23.12.2023 - 07:00 | Son Güncellenme:
ÇİĞDEM YILMAZ İstanbul - Nazlı, “7 yıldır 13 yaşındaki ve 23 yaşındaki oğlumla birlikte burada yaşıyoruz. Saldırılardan önce sürekli Filistin’e de gidip geliyorduk. Ancak saldırıların başlamasıyla bu imkânsız hale geldi. Yapılan saldırılarda, önce evimiz ve dükkanlarımız sonra da çocuklarımın gittiği üniversite bombalandı. Çocuklarımın kalacak yeri olmadığı için önce Şifa Hastanesi’nde bir süre sığındılar ancak İsrail’in hastanenin de tahliye edilmesini söylemesi üzerine oradan da ayrıldılar. Şimdiyse, Refah kapısında bekliyorlar ancak herhangi bir can güvenlikleri yok. Çoğu zaman kendileriyle iletişim kurmakta zorlanıyorum. Geçen hafta çocuklarımın getirilmesi için Dışişleri Bakanlığı’na gittim ancak kimseyle görüşemedim. Bana dilekçe yazmamı söylediler. Çocuklarımın can güvenliğinden endişe ettiğimi belirten bir dilekçe yazdım ama henüz bir gelişme yok. Saldırıların sona ereceğine dair umudum bitti. Türk yetkililere sesleniyorum, ‘Lütfen çocuklarımı Türkiye’ye getirin. Göz göre göre ölmelerini istemiyorum’” diye konuştu.
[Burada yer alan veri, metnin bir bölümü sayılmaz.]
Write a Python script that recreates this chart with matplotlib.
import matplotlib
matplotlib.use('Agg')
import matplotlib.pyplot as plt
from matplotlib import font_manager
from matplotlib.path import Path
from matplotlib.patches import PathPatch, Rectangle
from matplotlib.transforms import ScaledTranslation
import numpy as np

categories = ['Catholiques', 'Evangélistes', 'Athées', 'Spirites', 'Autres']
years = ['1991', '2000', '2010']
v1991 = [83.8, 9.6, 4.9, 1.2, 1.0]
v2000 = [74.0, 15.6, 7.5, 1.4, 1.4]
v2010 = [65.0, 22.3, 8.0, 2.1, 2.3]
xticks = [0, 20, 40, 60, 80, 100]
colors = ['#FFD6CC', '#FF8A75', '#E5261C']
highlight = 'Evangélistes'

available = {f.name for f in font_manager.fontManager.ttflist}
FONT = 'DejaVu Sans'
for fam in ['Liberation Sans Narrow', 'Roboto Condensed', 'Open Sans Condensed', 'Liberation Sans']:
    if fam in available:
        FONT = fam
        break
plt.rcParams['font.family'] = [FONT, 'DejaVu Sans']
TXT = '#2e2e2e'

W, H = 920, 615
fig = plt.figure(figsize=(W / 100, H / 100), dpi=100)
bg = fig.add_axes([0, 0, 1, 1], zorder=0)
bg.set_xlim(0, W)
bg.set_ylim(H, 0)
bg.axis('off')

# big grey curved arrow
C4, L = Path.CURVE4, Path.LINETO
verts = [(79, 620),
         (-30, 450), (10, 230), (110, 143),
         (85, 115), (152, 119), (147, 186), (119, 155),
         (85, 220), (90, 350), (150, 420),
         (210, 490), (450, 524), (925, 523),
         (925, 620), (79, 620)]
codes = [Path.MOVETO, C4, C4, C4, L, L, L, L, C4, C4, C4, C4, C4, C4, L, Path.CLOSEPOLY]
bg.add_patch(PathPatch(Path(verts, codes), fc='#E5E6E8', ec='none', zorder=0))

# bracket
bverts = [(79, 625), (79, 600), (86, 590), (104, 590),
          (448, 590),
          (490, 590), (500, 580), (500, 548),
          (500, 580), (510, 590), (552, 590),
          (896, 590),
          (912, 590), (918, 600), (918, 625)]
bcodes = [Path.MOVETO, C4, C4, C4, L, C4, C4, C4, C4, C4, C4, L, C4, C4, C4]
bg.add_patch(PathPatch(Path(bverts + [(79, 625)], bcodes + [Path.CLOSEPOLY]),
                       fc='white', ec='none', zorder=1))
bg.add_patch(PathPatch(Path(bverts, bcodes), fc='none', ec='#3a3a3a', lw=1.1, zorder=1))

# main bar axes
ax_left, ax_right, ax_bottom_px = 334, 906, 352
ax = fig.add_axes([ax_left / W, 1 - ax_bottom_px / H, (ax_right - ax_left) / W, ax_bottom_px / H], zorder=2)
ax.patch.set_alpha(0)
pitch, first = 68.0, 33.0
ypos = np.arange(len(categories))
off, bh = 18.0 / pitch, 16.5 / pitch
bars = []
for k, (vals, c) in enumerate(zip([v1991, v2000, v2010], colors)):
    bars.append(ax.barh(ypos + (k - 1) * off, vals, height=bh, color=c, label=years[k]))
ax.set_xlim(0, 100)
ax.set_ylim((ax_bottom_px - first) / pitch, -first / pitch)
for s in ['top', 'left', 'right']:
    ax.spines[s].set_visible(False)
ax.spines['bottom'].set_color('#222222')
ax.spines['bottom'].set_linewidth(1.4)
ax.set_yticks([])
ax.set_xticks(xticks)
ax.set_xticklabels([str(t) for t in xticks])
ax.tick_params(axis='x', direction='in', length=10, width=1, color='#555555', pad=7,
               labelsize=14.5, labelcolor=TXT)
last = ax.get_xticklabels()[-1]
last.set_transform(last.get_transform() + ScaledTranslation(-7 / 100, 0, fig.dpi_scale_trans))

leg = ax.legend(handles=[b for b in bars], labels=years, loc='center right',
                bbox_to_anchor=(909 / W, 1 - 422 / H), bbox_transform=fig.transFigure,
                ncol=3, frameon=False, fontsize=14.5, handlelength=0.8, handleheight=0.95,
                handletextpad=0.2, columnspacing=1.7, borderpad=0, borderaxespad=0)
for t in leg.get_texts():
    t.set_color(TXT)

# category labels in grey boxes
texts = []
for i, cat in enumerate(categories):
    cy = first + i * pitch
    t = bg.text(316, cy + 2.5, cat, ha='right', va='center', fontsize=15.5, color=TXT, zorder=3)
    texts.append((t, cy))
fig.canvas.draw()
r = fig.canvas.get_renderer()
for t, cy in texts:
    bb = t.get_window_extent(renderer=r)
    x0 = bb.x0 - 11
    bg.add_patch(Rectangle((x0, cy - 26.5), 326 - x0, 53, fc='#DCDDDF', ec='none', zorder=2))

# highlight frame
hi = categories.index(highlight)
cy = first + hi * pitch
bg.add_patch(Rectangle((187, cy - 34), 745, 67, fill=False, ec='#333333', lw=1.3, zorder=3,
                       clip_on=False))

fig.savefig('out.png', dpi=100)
Prof. Dr. Nazlı aylardır devam eden savaşla ilgili de şunları dedi: “Bizim yıllardır tek istediğimiz kendi topraklarımızda özgür yaşamaktı. Ama buna izin vermiyorlar. Amaçları Filistin’i tamamen ele geçirmek. Bunun için de bizleri öldürüyorlar. Artık Filistin’de kimsenin can güvenliği yok. Dünyanın gözü önünde halkımıza karşı günlerdir bir katliam var ve bu katliamı tüm dünya izliyor.”